What is a process ID?

A process ID a.k.a. PID is literally what the name says, it is a number to uniquely identify a running process. You can print your program’s PID in C using the getpid() function included on the header file unistd.h.

int main(void)
	while (1)
		printf("PID: %d\n", getpid());

output: “ PID: 12345 ”

note: “12345” is a PID for an arbitrary process.

What is a signal?

A signal is a one-way message to inform that something important happened sent by a process to a process, the kernel to the process, or a process to itself. Some examples of signals are SIGINT and SIGSTOP mapped to “ctrl-C” and “ctrl-Z” respectively on Unix-like Operating Systems.

Sending signals:

You can send a signal with the command kill through the command line specifying as the first parameter the signal you want to send, and as the second parameter the PID of the process you want to send it to.

kill -INT 12345

or in C (don’t forget to include the header file signal.h):

kill(12345, SIGINT);

Handling signals:

You can use the signal() function in C to handle a specific signal defined as the first parameter in the signal() function call, and pass the address of a function you would like to run when the specified signal is received.

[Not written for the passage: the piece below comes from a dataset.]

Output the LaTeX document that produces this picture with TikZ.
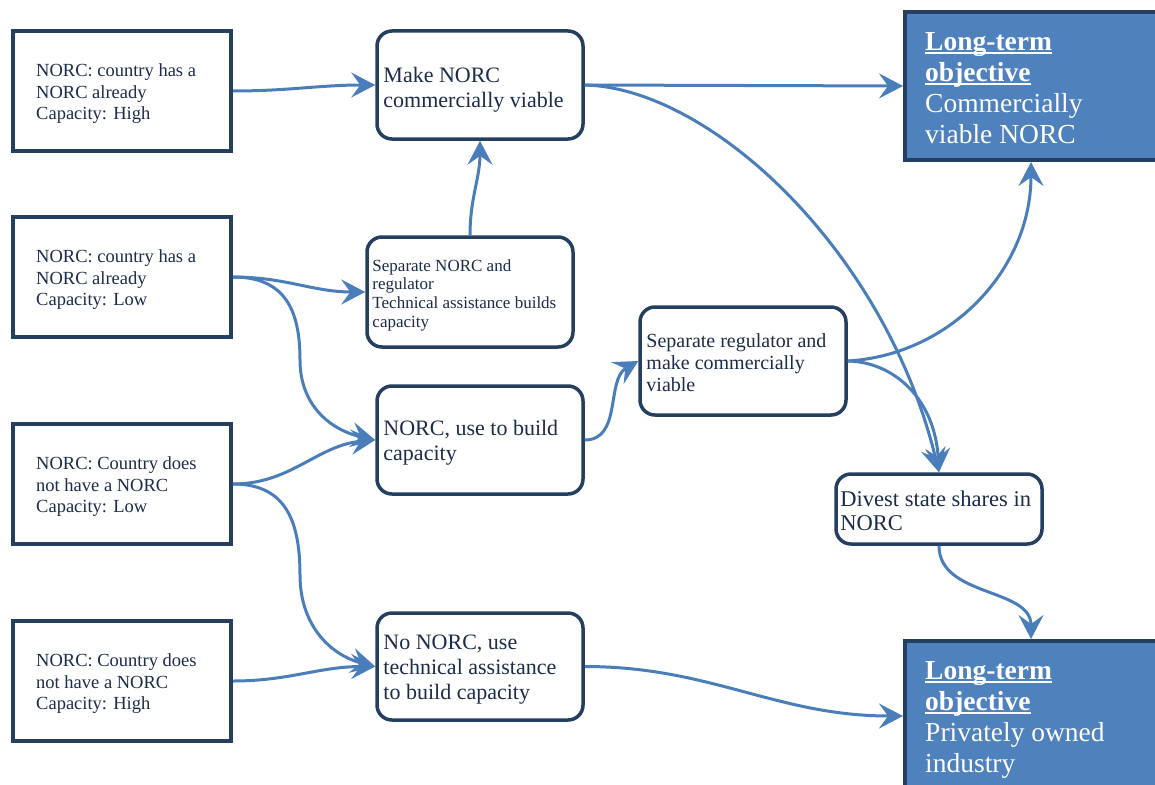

signal(SIGINT, &sigint_handler);

Now, I will define the sigint_handler() function as:

void sigint_handler(int signal_number)
	printf("sigint's signal number is %d\n", signal_number);

The function above will be run when SIGINT (when the user presses ctrl-C or uses the kill program/function to send a signal) is sent. It will simply print the signal number for SIGINT based

on the table shown on the manual page for signal. To see it, just run:

man signal

By the way, there are some pre-existing functions that you can pass to signal() such as SIG_IGN (to ignore a signal) and SIG_DFL (for default handling of a certain signal).